**Given instruction:** Only the lines from the start of the data to the line containing "(0,0) rectangle (800,800);", both included, should be output, exactly and without pictures.

**Dataset excerpt:**
▬▬▬▬▬▬

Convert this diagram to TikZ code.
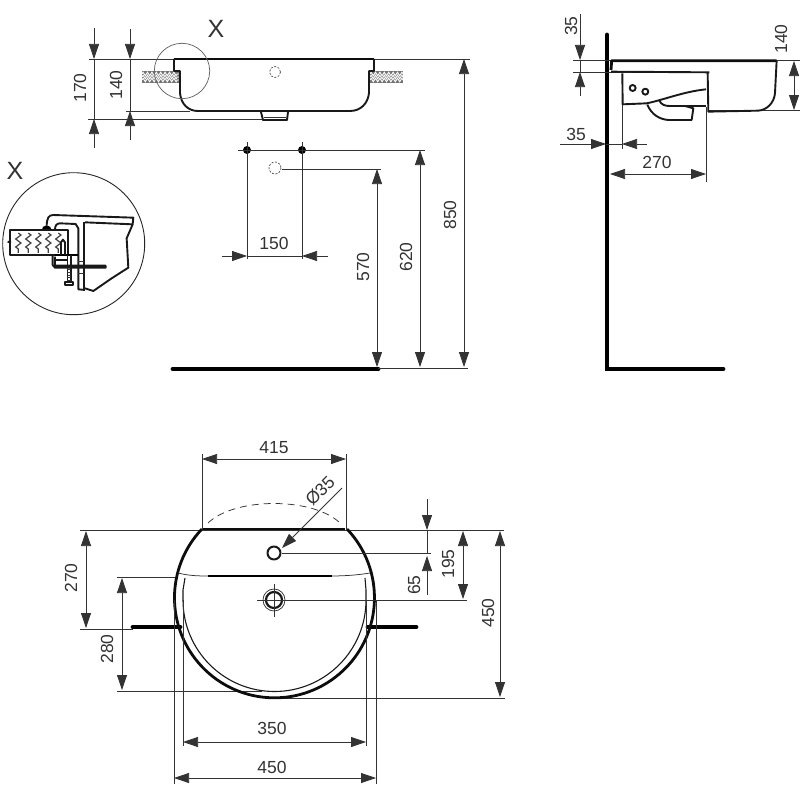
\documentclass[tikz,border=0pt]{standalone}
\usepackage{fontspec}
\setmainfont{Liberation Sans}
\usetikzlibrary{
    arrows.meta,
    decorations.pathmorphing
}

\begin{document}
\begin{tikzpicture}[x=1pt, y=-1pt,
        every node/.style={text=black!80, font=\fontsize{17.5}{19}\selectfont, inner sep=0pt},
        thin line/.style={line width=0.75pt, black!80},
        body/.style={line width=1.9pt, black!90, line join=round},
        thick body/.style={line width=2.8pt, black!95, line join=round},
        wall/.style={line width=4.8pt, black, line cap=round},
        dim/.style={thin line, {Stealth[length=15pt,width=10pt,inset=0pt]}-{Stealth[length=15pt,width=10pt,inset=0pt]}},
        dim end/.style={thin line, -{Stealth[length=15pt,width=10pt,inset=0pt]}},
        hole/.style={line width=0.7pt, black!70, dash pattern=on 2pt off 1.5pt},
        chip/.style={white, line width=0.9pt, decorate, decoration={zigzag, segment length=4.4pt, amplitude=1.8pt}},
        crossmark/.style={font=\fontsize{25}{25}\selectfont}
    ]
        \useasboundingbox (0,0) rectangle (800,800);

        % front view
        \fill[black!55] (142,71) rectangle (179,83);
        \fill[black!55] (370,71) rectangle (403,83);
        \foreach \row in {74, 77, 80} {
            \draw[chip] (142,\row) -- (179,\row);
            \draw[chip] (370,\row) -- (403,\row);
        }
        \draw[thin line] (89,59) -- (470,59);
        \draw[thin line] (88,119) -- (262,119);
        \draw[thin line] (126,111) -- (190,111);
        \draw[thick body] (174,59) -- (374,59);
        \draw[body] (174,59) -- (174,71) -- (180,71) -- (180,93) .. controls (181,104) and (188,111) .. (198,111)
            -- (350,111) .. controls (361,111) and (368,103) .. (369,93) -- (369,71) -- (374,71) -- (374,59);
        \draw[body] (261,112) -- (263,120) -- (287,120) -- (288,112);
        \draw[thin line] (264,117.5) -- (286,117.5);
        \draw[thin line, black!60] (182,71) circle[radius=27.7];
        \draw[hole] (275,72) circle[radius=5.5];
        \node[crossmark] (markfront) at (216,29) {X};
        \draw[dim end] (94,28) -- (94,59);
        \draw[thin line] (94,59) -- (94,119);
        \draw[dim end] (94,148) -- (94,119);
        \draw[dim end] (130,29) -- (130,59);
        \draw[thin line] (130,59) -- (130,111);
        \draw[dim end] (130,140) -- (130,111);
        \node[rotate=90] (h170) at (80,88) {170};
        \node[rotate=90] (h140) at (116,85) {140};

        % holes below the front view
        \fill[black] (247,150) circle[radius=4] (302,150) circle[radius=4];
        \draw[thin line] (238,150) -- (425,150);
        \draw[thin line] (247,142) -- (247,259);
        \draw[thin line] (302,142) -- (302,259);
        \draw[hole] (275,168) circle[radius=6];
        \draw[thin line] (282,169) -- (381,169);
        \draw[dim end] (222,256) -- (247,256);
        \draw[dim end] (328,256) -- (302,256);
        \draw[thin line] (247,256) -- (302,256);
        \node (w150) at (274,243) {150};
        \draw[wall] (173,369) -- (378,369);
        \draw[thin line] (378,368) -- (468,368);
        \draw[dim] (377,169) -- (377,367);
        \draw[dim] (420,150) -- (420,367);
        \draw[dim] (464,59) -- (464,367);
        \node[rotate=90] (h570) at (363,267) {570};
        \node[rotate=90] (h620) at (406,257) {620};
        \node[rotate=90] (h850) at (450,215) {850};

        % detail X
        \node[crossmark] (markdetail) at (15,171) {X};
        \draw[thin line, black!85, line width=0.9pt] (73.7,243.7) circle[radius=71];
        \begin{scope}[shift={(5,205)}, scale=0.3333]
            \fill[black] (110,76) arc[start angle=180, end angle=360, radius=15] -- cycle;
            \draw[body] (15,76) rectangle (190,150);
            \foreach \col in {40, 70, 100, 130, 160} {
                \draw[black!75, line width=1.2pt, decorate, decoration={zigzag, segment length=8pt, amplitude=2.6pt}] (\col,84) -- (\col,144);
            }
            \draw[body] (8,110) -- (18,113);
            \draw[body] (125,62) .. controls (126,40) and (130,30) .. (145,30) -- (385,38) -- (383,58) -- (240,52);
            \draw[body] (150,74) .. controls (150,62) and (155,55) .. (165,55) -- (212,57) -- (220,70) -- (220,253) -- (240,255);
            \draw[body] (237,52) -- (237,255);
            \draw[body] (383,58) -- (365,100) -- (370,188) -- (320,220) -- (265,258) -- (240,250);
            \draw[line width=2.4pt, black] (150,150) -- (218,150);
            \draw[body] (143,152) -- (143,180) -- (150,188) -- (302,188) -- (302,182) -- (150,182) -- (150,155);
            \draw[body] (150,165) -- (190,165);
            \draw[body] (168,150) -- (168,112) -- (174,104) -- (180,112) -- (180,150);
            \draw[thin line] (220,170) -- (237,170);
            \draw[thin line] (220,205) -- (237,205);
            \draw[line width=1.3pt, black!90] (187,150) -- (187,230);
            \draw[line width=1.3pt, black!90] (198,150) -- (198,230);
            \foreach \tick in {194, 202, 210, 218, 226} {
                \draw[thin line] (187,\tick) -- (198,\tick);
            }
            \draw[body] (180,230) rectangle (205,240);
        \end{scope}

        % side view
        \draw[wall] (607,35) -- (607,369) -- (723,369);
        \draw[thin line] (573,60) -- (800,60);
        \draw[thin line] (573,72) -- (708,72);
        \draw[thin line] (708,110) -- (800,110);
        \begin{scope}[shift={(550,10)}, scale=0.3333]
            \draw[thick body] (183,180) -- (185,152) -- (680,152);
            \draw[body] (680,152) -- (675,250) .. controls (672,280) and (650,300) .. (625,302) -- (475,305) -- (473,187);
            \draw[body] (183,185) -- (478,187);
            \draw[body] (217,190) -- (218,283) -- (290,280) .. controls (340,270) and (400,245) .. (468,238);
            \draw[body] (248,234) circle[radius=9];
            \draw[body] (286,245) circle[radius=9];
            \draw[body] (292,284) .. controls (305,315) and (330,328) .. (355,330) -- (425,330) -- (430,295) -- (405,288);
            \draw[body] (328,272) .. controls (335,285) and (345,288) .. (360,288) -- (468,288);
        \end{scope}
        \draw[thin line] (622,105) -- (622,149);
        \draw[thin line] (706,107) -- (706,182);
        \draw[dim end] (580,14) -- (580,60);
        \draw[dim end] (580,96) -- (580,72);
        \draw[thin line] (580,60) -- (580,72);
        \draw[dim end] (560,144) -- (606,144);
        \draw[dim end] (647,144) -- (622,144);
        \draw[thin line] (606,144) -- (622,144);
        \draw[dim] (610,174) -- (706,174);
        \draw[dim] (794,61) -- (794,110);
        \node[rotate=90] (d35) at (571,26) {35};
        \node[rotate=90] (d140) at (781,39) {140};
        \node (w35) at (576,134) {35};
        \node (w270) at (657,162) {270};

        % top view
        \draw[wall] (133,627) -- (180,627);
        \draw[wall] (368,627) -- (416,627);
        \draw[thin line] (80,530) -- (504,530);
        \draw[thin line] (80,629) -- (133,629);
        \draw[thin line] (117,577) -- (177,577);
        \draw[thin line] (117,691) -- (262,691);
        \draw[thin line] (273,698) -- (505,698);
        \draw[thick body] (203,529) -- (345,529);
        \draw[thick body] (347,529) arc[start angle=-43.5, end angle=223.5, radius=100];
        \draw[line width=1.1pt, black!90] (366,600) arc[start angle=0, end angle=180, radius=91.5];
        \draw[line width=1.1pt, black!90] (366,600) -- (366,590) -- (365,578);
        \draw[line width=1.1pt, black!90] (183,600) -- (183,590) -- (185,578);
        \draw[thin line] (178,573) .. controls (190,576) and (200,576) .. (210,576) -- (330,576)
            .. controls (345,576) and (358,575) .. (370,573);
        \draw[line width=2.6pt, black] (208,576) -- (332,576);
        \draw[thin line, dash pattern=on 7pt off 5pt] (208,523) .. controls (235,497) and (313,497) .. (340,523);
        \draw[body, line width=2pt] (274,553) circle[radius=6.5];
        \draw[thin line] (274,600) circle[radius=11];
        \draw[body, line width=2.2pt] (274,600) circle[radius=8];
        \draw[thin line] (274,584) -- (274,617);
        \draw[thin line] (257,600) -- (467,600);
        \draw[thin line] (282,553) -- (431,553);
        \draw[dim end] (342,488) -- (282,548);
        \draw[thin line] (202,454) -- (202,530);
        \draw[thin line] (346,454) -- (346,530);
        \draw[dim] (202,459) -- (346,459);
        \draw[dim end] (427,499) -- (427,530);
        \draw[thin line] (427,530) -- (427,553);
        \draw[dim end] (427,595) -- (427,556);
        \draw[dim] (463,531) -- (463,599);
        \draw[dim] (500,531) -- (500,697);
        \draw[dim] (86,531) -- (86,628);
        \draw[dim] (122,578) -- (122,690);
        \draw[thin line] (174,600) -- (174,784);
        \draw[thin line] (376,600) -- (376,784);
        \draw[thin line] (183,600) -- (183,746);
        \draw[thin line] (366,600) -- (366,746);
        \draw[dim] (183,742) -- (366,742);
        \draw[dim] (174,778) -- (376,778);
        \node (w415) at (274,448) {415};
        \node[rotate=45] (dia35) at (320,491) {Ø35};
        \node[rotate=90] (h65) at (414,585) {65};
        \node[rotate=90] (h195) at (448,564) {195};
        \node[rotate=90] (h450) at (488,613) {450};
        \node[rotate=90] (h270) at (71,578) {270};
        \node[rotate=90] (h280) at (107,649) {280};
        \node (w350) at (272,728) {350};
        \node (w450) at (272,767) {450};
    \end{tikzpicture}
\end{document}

▬▬▬▬▬▬

**Expected answer:**
Convert this diagram to TikZ code.
\documentclass[tikz,border=0pt]{standalone}
\usepackage{fontspec}
\setmainfont{Liberation Sans}
\usetikzlibrary{
    arrows.meta,
    decorations.pathmorphing
}

\begin{document}
\begin{tikzpicture}[x=1pt, y=-1pt,
        every node/.style={text=black!80, font=\fontsize{17.5}{19}\selectfont, inner sep=0pt},
        thin line/.style={line width=0.75pt, black!80},
        body/.style={line width=1.9pt, black!90, line join=round},
        thick body/.style={line width=2.8pt, black!95, line join=round},
        wall/.style={line width=4.8pt, black, line cap=round},
        dim/.style={thin line, {Stealth[length=15pt,width=10pt,inset=0pt]}-{Stealth[length=15pt,width=10pt,inset=0pt]}},
        dim end/.style={thin line, -{Stealth[length=15pt,width=10pt,inset=0pt]}},
        hole/.style={line width=0.7pt, black!70, dash pattern=on 2pt off 1.5pt},
        chip/.style={white, line width=0.9pt, decorate, decoration={zigzag, segment length=4.4pt, amplitude=1.8pt}},
        crossmark/.style={font=\fontsize{25}{25}\selectfont}
    ]
        \useasboundingbox (0,0) rectangle (800,800);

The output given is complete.